In deze zaak heeft de kantonrechter van de Rechtbank Zeeland-West-Brabant op 17 mei 2024 uitspraak gedaan in een beroep tegen een verkeersboete. De betrokkene had een administratieve sanctie opgelegd gekregen voor het handelen in strijd met een geslotenverklaring voor motorvoertuigen op 5 juni 2022 te Breda. De betrokkene heeft beroep aangetekend bij de officier van justitie, die het beroep ongegrond verklaarde. Hierop heeft de betrokkene beroep ingesteld bij de kantonrechter.
Tijdens de zitting op 17 mei 2024 was de betrokkene niet aanwezig, maar de officier van justitie werd vertegenwoordigd door mr.
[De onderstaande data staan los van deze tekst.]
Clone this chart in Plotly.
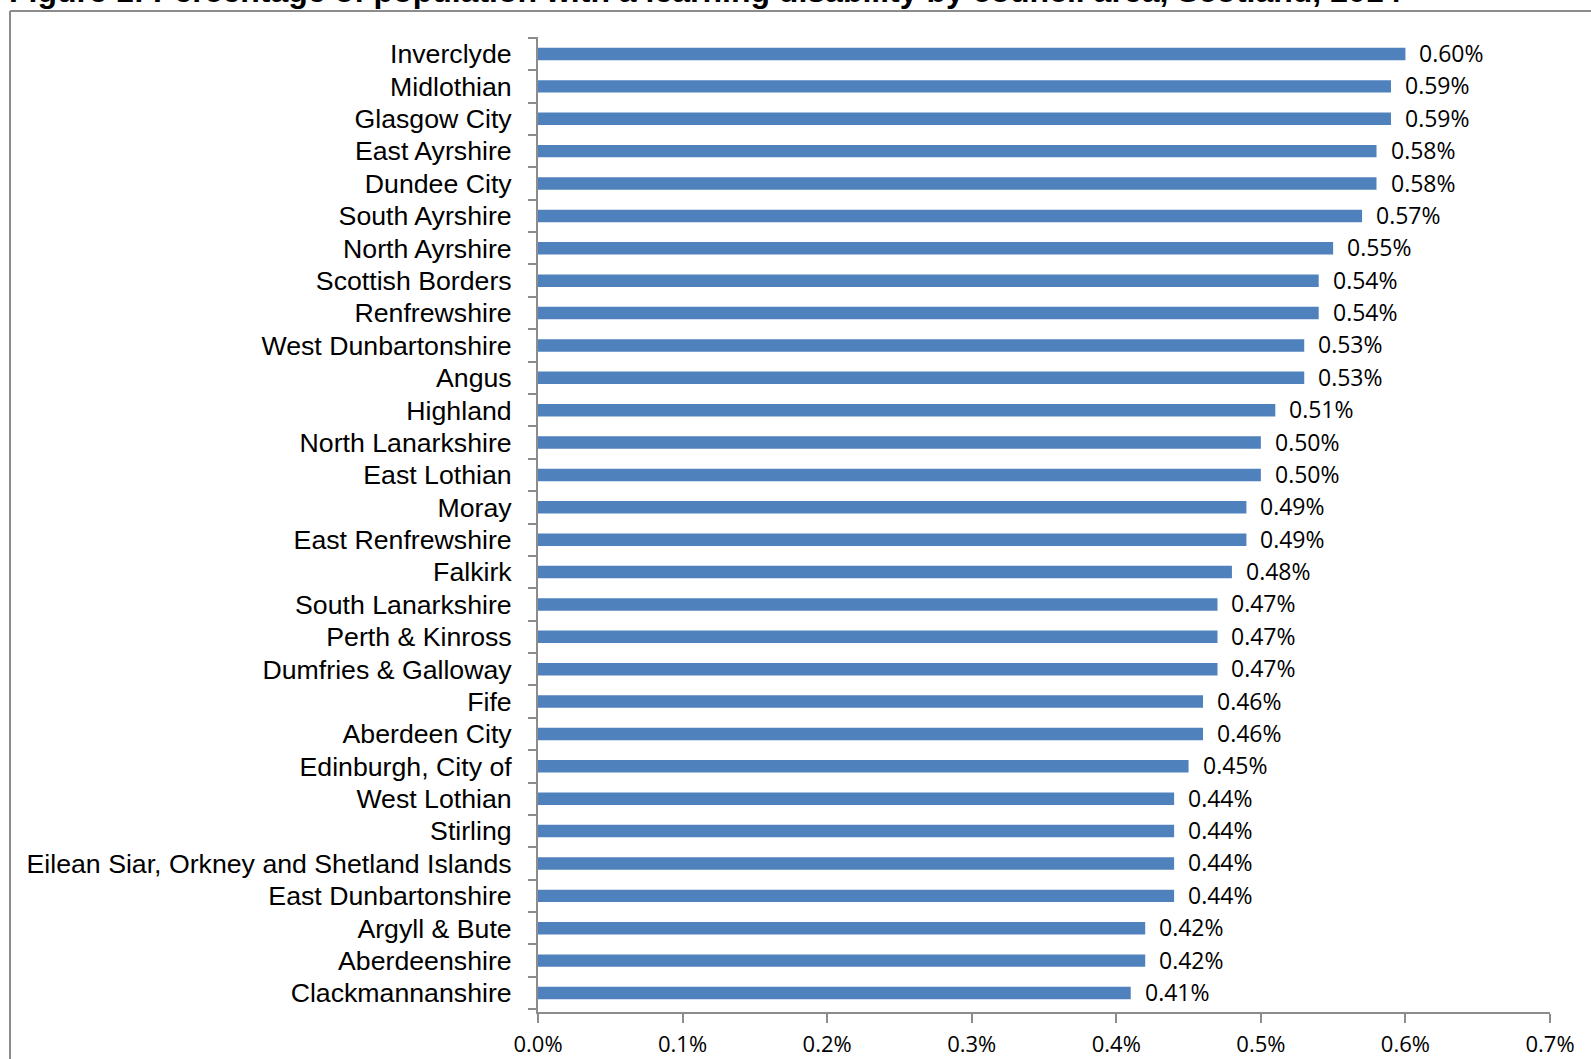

E.J.T. Berkeljon. De betrokkene voerde aan dat de officier van justitie enkel had gekeken naar de weersomstandigheden en niet naar de chaotische verkeerssituatie. De zittingsvertegenwoordiger verzocht om het beroep ongegrond te verklaren, maar erkende ook een schending van de hoorplicht, wat leidde tot een verzoek om de boete met 25% te matigen.
De kantonrechter oordeelde dat de gedraging voldoende was vastgesteld en dat de betrokkene verantwoordelijk was voor de omstandigheden. Echter, de schending van de hoorplicht leidde tot de gegrondverklaring van het beroep tegen de beslissing van de officier van justitie. De kantonrechter matigde de boete met 25% en droeg de officier van justitie op om het te veel betaalde bedrag aan de betrokkene terug te betalen. De uitspraak werd openbaar gedaan door de kantonrechter en de griffier.